Erevnametrics: Research Object Builder User Feedback

So, for the first time, I gave the RO Builder some real live testing, and here I’ll discuss some of the difficulties encountered during this. Generally the problems encountered can be divided into conceptual limitations, or bugfixes and minor features that ought to be added, the conceptual problems are what’s interesting here.

To begin with, our user decided to create a RDF representation of his PhD. The way he went about this is he added himself, and then searched for the papers he had written, which were hosted on a number of different sites, and then for other components of his PhD. This is different to how I had assumed the tool would be used, in that I had (foolishly) assumed that people would have all their papers in one place, or know where to find them. Furthermore, some difficulty was encountered as it wasn’t obvious what a bnode actually was, or when to use them.

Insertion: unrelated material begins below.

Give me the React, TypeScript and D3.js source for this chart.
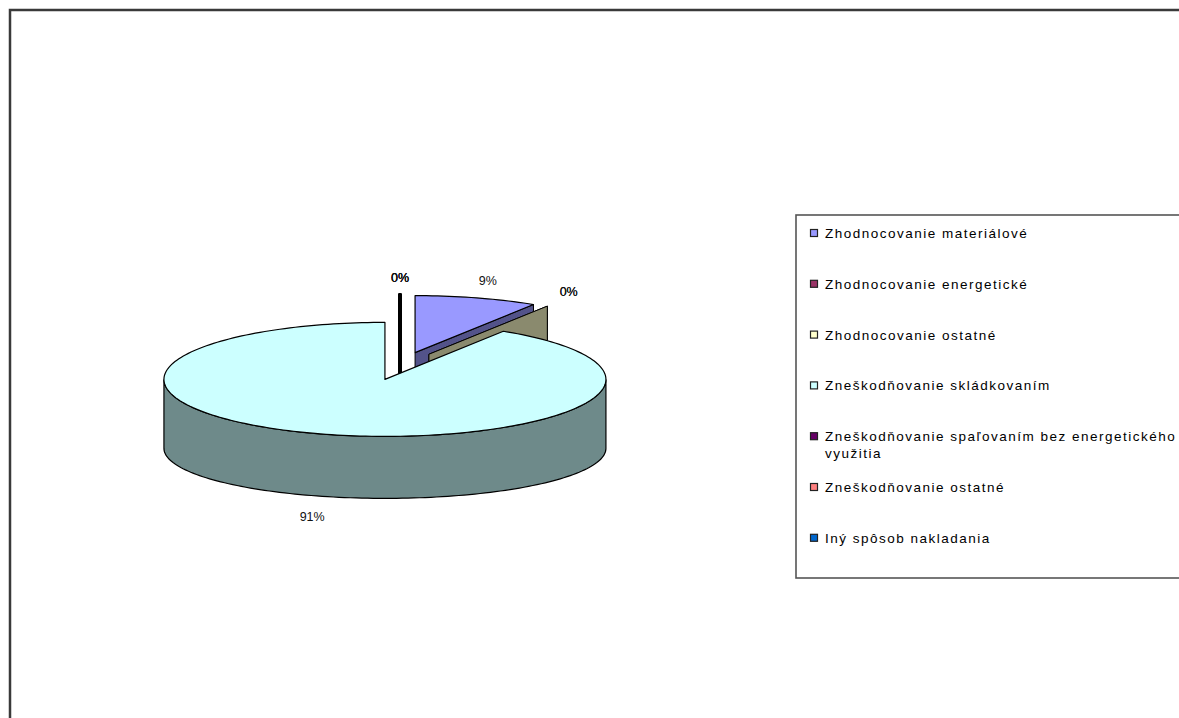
import React, { useMemo } from "react";
import * as d3 from "d3";

const categories = [
  "Zhodnocovanie materiálové",
  "Zhodnocovanie energetické",
  "Zhodnocovanie ostatné",
  "Zneškodňovanie skládkovaním",
  "Zneškodňovanie spaľovaním bez energetického využitia",
  "Zneškodňovanie ostatné",
  "Iný spôsob nakladania",
];
const shares = [9, 0, 0, 91, 0, 0, 0];
const colors = ["#9999FF", "#993366", "#FFFFCC", "#CCFFFF", "#660066", "#FF8080", "#0066CC"];

const W = 1179;
const H = 718;
const CX = 400;
const CY = 366;
const RX = 221;
const RY = 57;
const RYB = 50;
const DEPTH = 69;
const EXPLODE = 54;
const K = RY / RX;
const FONT = "'Liberation Sans', Arial, sans-serif";

function shade(c: string, f: number) {
  const col = d3.rgb(c);
  return d3.rgb(col.r * f, col.g * f, col.b * f).formatHex();
}

type Pt = [number, number];

function wrapText(text: string, maxW: number, size: number, ls: number): string[] {
  const cv = document.createElement("canvas");
  const ctx = cv.getContext("2d");
  const measure = (s: string) => {
    if (!ctx) return s.length * size * 0.55;
    ctx.font = `${size}px 'Liberation Sans', Arial`;
    return ctx.measureText(s).width + ls * s.length;
  };
  const words = text.split(" ");
  const lines: string[] = [];
  let cur = "";
  for (const w of words) {
    const t = cur ? cur + " " + w : w;
    if (measure(t) > maxW && cur) {
      lines.push(cur);
      cur = w;
    } else cur = t;
  }
  if (cur) lines.push(cur);
  return lines;
}

export default function App() {
  const arcs = useMemo(
    () =>
      d3
        .pie<number>()
        .sort(null)
        .value((d) => d)
        .startAngle(0)
        .endAngle(2 * Math.PI)(shares),
    []
  );

  const line = d3.line<Pt>();
  const fmt = (v: number) => d3.format(".0%")(v / d3.sum(shares));

  const slices = arcs.map((a, i) => {
    const mid = (a.startAngle + a.endAngle) / 2;
    const c: Pt = [CX + EXPLODE * Math.sin(mid), CY - EXPLODE * K * Math.cos(mid)];
    return { a, i, mid, c };
  });

  const order = slices
    .slice()
    .sort((p, q) => (Math.abs(p.c[1] - q.c[1]) < 0.5 ? p.i - q.i : p.c[1] - q.c[1]));

  const topPt = (c: Pt, ang: number): Pt => [c[0] + RX * Math.sin(ang), c[1] - RY * Math.cos(ang)];
  const botPt = (c: Pt, ang: number): Pt => [c[0] + RX * Math.sin(ang), c[1] + DEPTH - RYB * Math.cos(ang)];
  const sample = (s: number, e: number) => {
    const n = Math.max(2, Math.ceil(((e - s) / (2 * Math.PI)) * 240));
    return d3.range(n + 1).map((k) => s + ((e - s) * k) / n);
  };

  const legendY = d3.scaleLinear().domain([0, categories.length - 1]).range([233, 537.8]);

  return (
    <svg
      width={W}
      height={H}
      style={{ position: "absolute", left: 0, top: 0, background: "#fff" }}
      fontFamily={FONT}
    >
      <rect x={0} y={0} width={W} height={H} fill="#fff" />
      <rect x={10} y={10} width={1400} height={1000} fill="none" stroke="#3a3a3a" strokeWidth={2.5} />

      {order.map(({ a, i, c }) => {
        const s = a.startAngle;
        const e = a.endAngle;
        const col = colors[i];
        const side = shade(col, 0.54);
        const zero = e - s < 1e-9;
        const faces: JSX.Element[] = [];
        const radial = (ang: number, key: string) => {
          const pts: Pt[] = [[c[0], c[1]], topPt(c, ang), botPt(c, ang), [c[0], c[1] + DEPTH]];
          const degenerate = Math.abs(Math.sin(ang)) < 1e-6;
          faces.push(
            <path
              key={key}
              d={line(pts) + "Z"}
              fill={side}
              stroke="#000"
              strokeWidth={degenerate ? 4 : 1}
              strokeLinejoin="round"
            />
          );
        };
        if (zero) {
          radial(s, "z");
        } else {
          if (Math.sin(s) < -1e-6) radial(s, "rs");
          if (Math.sin(e) > 1e-6) radial(e, "re");
          const lo = Math.max(s, Math.PI / 2);
          const hi = Math.min(e, (3 * Math.PI) / 2);
          if (hi > lo) {
            const angs = sample(lo, hi);
            const pts: Pt[] = [
              ...angs.map((g) => topPt(c, g)),
              ...angs.slice().reverse().map((g) => botPt(c, g)),
            ];
            faces.push(
              <path key="wall" d={line(pts) + "Z"} fill={side} stroke="#000" strokeWidth={1.2} />
            );
          }
          const tp: Pt[] = [[c[0], c[1]], ...sample(s, e).map((g) => topPt(c, g))];
          faces.push(
            <path key="top" d={line(tp) + "Z"} fill={col} stroke="#000" strokeWidth={1.2} strokeLinejoin="round" />
          );
        }
        return <g key={i}>{faces}</g>;
      })}

      {slices.map(({ a, i, mid, c }) => {
        const cosm = Math.cos(mid);
        const lx = c[0] + RX * 1.18 * Math.sin(mid);
        const ly = c[1] - RY * 1.3 * cosm + DEPTH * Math.max(0, -cosm);
        return (
          <text
            key={"l" + i}
            x={lx}
            y={ly}
            textAnchor="middle"
            dominantBaseline="central"
            fontSize={12.5}
            fill="#111"
          >
            {fmt(a.data)}
          </text>
        );
      })}

      <rect x={796} y={215} width={500} height={363} fill="#fff" stroke="#555" strokeWidth={1.6} />
      {categories.map((name, i) => {
        const y = legendY(i);
        const lines = wrapText(name, 360, 13.5, 1.5);
        return (
          <g key={"lg" + i}>
            <rect x={810.5} y={y - 3.5} width={7} height={7} fill={colors[i]} stroke="#222" strokeWidth={1.2} />
            <text x={825} y={y} fontSize={13.5} letterSpacing={1.5} fill="#000" dominantBaseline="central">
              {lines.map((ln, j) => (
                <tspan key={j} x={825} dy={j === 0 ? 0 : 17}>
                  {ln}
                </tspan>
              ))}
            </text>
          </g>
        );
      })}
    </svg>
  );
}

From these two initial problems, a couple more arose: as papers may be spread out, many sites must be supported. To support a large amount of different sites, if a generic solution cannot be made (and there are several reasons why it might not be possible), then we may end up with a large amount of shims, and this would quickly become unusable – or at the very least, unpleasant to use. To resolve this, a couple of changes to how the shims are handled and selected could be implemented: At the beginning, the user merely selects a type (Person, Article, AVdoc … None of the above), and then the tool tries to either treat it generally (easy for links that point straight to RDF, and well constructed HTML) or tries to match it to a specific shim (e.g. if the URI given starts with arxiv.org, it’s safe to assume that it’s a link to an arxiv article, thus use the arxiv shim), and if those methods fail, or a nonsensical answer is returned, then ask the user to try and select a shim. A simpler solution might be to keep the current system of having the user select a shim each time, but reorganise the interface such that the shims are better organised, and easier to find / select, this would likely take up much more space on the tool, and still not be as pleasing for the user as the first solution though.

To ensure people use parts of the tool for the correct reasons, a concise, user-targeted, expandable glossary, or something of the sort, at the top of the tool should help. Due to the fact that people may not know exactly where their resources are, some form of search integration would be helpful, e.g. a wrapper for Google Scholar that allows you to search and then import results of the search directly into the tool.

Most of the other comments and things were little bugs or features which didn’t really represent any conceptual change: It would be good to easier support copying/saving the generated RDF, it would be good to support inline renaming of resources, it would be good to support deletion of resources / relations after they have been added, it would be good to allow users to reorder resources and relations by simply drag/dropping their resource boxes. These features are all good examples of things that really ought to be in the tool (and most will be added shortly) but are things that simply got overlooked in the design process.

The final point here is that this RO Builder is not actually something that specifically builds Research Objects; at the moment, it creates a more general user-defined RDF construct – it might be useful to automatically have a bnode for the particular object that the session creates, and then automatically link all added resources to this: this was a process that happened manually in our user test, and it was both time consuming and unclear that it had to happen. To remedy this I think I will add an option (with description at the top) which will allow a user to toggle using a central object, with all other objects in the builder as parts of this object (of course, with relations that are editable in the relations section).